Paoli, LLC
- Founded: (1926)
- Headquarters: Orleans, Indiana United States
- Key people: Mona Hoffman: President
- Products: Office furniture: seating, casegoods, occasional tables, conference tables, reception desks

= Paoli, Inc. =

American furniture company

Paoli, Incorporated is a manufacturer of wood office furniture. It was founded in 1926, and is located in Orleans, Indiana. As an operating company of HNI Corporation, Paoli’s sister companies are The HON Company, Allsteel, Gunlocke, Heatilator, Heat & Glo, and Quadra-Fire. The company has showrooms across the United States.

== History ==
Paoli, Inc. was first organized in July 1926 by Samuel Elsby, Sr. as a consolidation of the previous Orleans Cabinet Company and the Paoli Furniture Company. This new organization started out as the Paoli Chair Company and was located in Paoli, Indiana. The main products manufactured were footstools, vanity benches, and dining room suites complete with chairs.

When the Great Depression hit, Samuel J Elsby, Jr., who was then serving as the Secretary-Treasurer, suggested creating a line of occasional chairs targeted toward the consumer market. These occasional chairs were successful at the Chicago furniture market show. The company then began putting a focus on additional occasional chairs, which in turn, kept Paoli alive through the depression.

In 1951, Samuel Elsby, Jr., became president of Paoli Chair Company. By 1954, Paoli employed 300 people and became the largest manufacturer of occasional chairs in the world. Their success continued into the 1960s and led to two plant expansions. Soon after the expansion and modernization were complete, Samuel Elsby, Jr. died at age 60. His sons, Robert Elsby and Sam Elsby III stepped up to run the company. Not long after, the family sold the company to two investors named Joseph Wulfman and Sherman Heazlitt. Robert Elsby stayed with the company as President after it was sold, and ran the company until 1986.

By the end of the 1970s, Paoli made the switch from the residential chair market to the commercial furniture market. As Paoli contracted with other furniture manufacturers to produce desks, the company purchased property in neighboring Orleans, Indiana to build a warehouse to store the desks. In 1982, Paoli began making its own desk and case goods products at the new site in Orleans. Because of success in the commercial furniture market, Heazlitt and Wulfman adopted the new name Paoli, Inc.

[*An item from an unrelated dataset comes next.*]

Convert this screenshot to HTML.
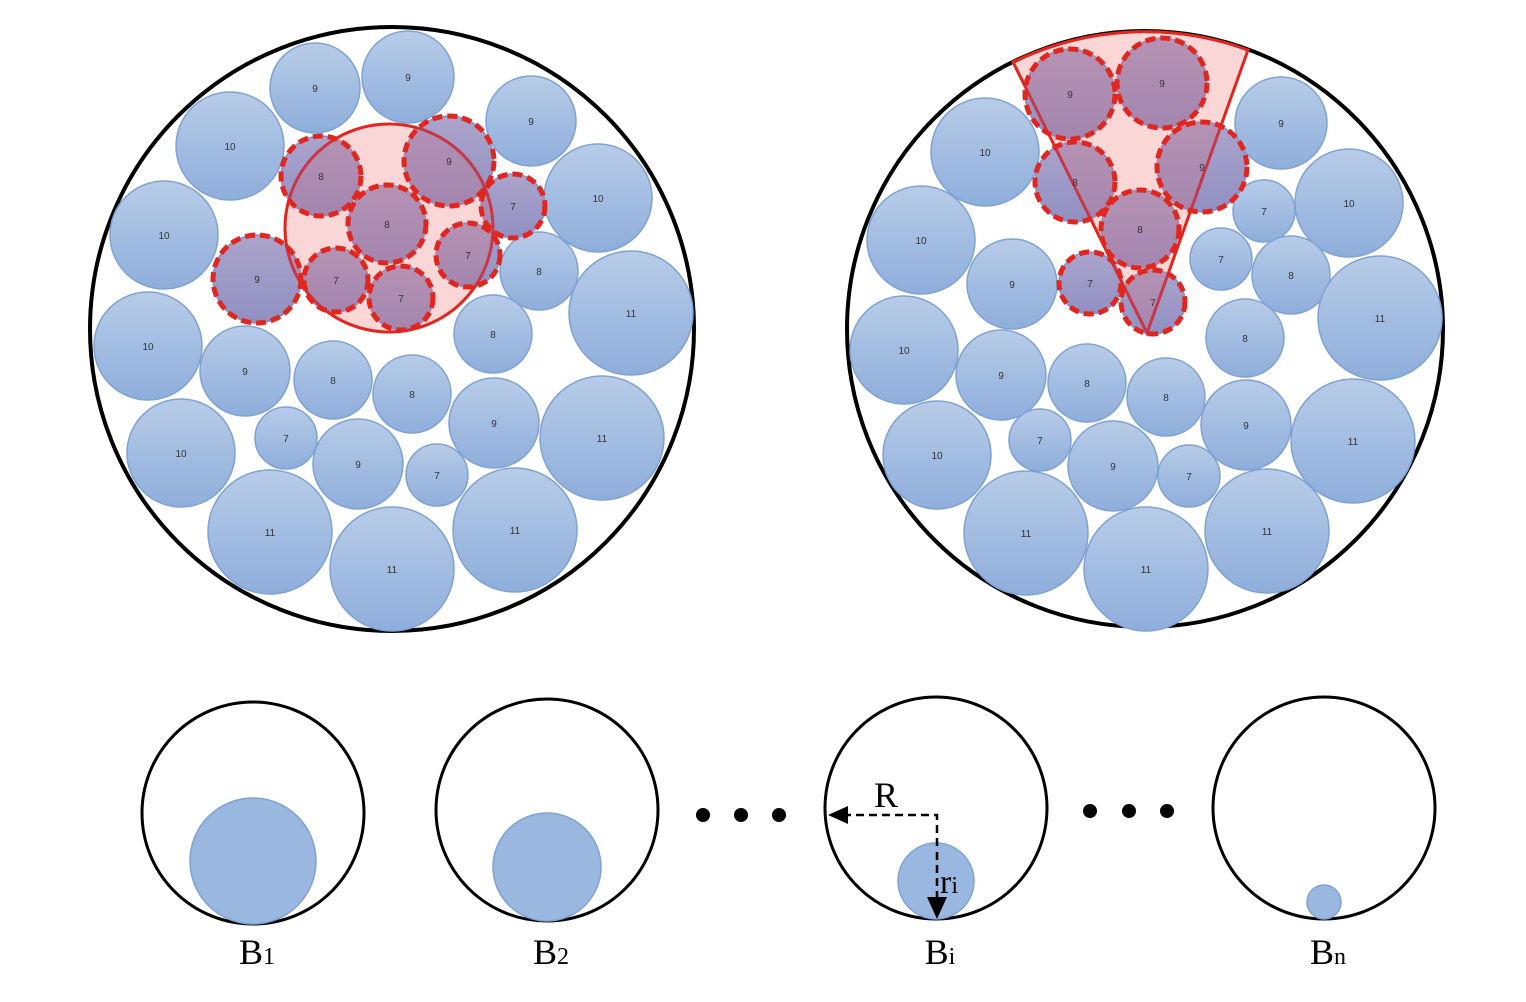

Joseph Wulfman retired and sold his share of Paoli, Inc. to Sherman Heazlitt in 1986. Heazlitt became CEO and Thomas A. Talone became the 5th president of the company. Two years later, Heazlitt sold Paoli, Inc. to Klaussner Furniture Industries of Asheboro, North Carolina. Through the 1990s, the company expanded and moved all production and administration to a modern facility built in Orleans, Indiana. In 1999, Paoli, Inc. purchased Whitehall Furniture, an established manufacturer of quality seating.

In 2004, Paoli, Inc. was acquired by HNI Corporation, the second-largest office furniture manufacturer. From 2007 - 2009, Dave Gardner served as president. In January 2010, Brandon Sieben became president and served until December 2013 when he re-located to another position within the HNI Corporation. He is now the acting President of Allsteel, Inc. John Cahill is the current president of Paoli. On October 7, 2016 HNI Corporation announced consolidation of its manufacturing facilities, resulting in the closing and relocation of the Paoli plant in Orleans.

==Products ==
Paoli, Inc. provides contemporary, traditional, and transitional casegoods, along with management and guest seating for private offices. They also manufacture lounge seating for public spaces.